Yılda 2 milyon Ton Kum ve Toz Atmosfere Karışıyor

Kum ve toz fırtınalarının artan olumsuz etkileri ve artan küresel endişeler nedeniyle Birleşmiş Milletler (BM) Genel Kurulu 2023 Haziran ayında, Sahra tozunun Akdeniz’e ve Atlantik üzerinden Karayiplere doğru bir başka büyük dolaşımına denk gelen 12 Temmuz’u “Uluslararası Kum ve Toz Fırtınalarıyla Mücadele Günü” olarak belirleyen kararı kabul etti.

Milyonlarca insanın yaşamını etkileyen bu tür fırtınalara “unutulan aşırı hava olayı” tanımını yapan BM, böylelikle kum ve toz fırtınalarının etkilerini yönetmek ve hafifletmek için küresel ve bölgesel işbirliğini artırmayı amaçlıyor. Gün kapsamında ayrıca insan kaynaklı iklim değişikliği, çölleşme, toprak bozulumu ve kuraklık gibi nedenlerle büyük ölçüde ortaya çıkan bu çevresel krize karşı alınacak önlemlerin aciliyeti vurgulanıyor.

Yılda yaklaşık 2 milyon ton kum ve toz atmosfere karışırken bu miktarın 350 adet Büyük Giza Piramidi’nin ağırlığına eşit olduğu öngörülüyor. Atmosferik tozun biriktiği bölgelerde ise özellikle yerel sanayinin yarattığı kirlilikle beraber insan sağlığını olumsuz etkileyerek, solunum hastalıklarına neden olabiliyor. Düşük görüş mesafesi ve toz kaynaklı mekanik arızalar iletişim, enerji üretimi, taşımacılık ve tedarik zincirlerini de kesintiye uğratabiliyor.

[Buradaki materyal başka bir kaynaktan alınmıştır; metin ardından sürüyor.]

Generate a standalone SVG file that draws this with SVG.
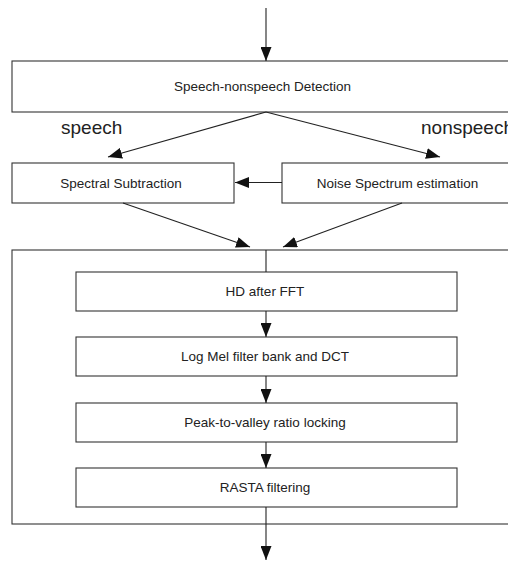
<svg xmlns="http://www.w3.org/2000/svg" width="508" height="561" viewBox="0 0 508 561">
<style>
.box{fill:#fff;stroke:#333;stroke-width:1.1}
.t{font-family:"Liberation Sans",Arial,sans-serif;font-size:13.5px;fill:#222;text-anchor:middle}
.lbl{font-family:"Liberation Sans",Arial,sans-serif;font-size:19px;fill:#222}
.c{stroke:#222;stroke-width:1.1;fill:none}
.a{marker-end:url(#ah)}
</style>
<defs>
<marker id="ah" markerUnits="userSpaceOnUse" markerWidth="14" markerHeight="11" refX="14" refY="5.5" orient="auto" viewBox="0 0 14 11">
<path d="M0,0 L14,5.5 L0,11 z" fill="#111"/>
</marker>
</defs>
<rect width="508" height="561" fill="#fff"/>
<g id="container"><rect class="box" x="12" y="250" width="510" height="274"/></g>
<g id="detect"><rect class="box" x="12" y="61" width="510" height="51"/><text class="t" x="262.5" y="90.5">Speech-nonspeech Detection</text></g>
<g id="lbl-speech"><text class="lbl" x="61" y="134">speech</text></g>
<g id="lbl-nonspeech"><text class="lbl" x="421" y="134">nonspeech</text></g>
<g id="spectral"><rect class="box" x="12" y="163" width="222" height="40"/><text class="t" x="121" y="188">Spectral Subtraction</text></g>
<g id="noise"><rect class="box" x="282" y="163" width="240" height="40"/><text class="t" x="397.5" y="188">Noise Spectrum estimation</text></g>
<g id="hd"><rect class="box" x="76" y="272" width="381" height="39"/><text class="t" x="265" y="296">HD after FFT</text></g>
<g id="logmel"><rect class="box" x="76" y="337" width="381" height="39"/><text class="t" x="265" y="361">Log Mel filter bank and DCT</text></g>
<g id="peak"><rect class="box" x="76" y="403" width="381" height="39"/><text class="t" x="265" y="426.5">Peak-to-valley ratio locking</text></g>
<g id="rasta"><rect class="box" x="76" y="468" width="381" height="39"/><text class="t" x="265" y="492">RASTA filtering</text></g>
<g id="connectors">
<line class="c a" x1="266" y1="8" x2="266" y2="61"/>
<line class="c a" x1="266" y1="112" x2="108" y2="157"/>
<line class="c a" x1="266" y1="112" x2="440" y2="157"/>
<line class="c a" x1="282" y1="182.5" x2="235" y2="182.5"/>
<line class="c a" x1="123" y1="203" x2="250" y2="247"/>
<line class="c a" x1="402" y1="203" x2="283" y2="247"/>
<line class="c" x1="266" y1="250" x2="266" y2="272"/>
<line class="c a" x1="266" y1="311" x2="266" y2="337"/>
<line class="c a" x1="266" y1="376" x2="266" y2="403"/>
<line class="c a" x1="266" y1="442" x2="266" y2="468"/>
<line class="c" x1="266" y1="507" x2="266" y2="524"/>
<line class="c a" x1="266" y1="524" x2="266" y2="560"/>
</g>
</svg>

Tarım, kum ve toz fırtınalarının ana sebeplerinden biri olmasının yanı sıra aynı fırtınaların etkilerini hafifletmek için “iyi tarım uygulamaları” sorunun çözümünün önemli bir parçasını oluşturuyor. Sürdürülebilir arazi ve su yönetimi, entegre arazi kullanım planlaması ve ağaçlandırma da fırtınaların kaynaklarını ve etkilerini azaltmak konusunda katkı sağlıyor. Dünya Tarım ve Gıda Örgütü’ne (FAO) göre, yağış seviyelerindeki değişiklikler ile birlikte iklim değişikliği, kum ve toz fırtınalarının tehlike düzeylerini değiştirerek aralarındaki ilişkili riskleri de artırıyor.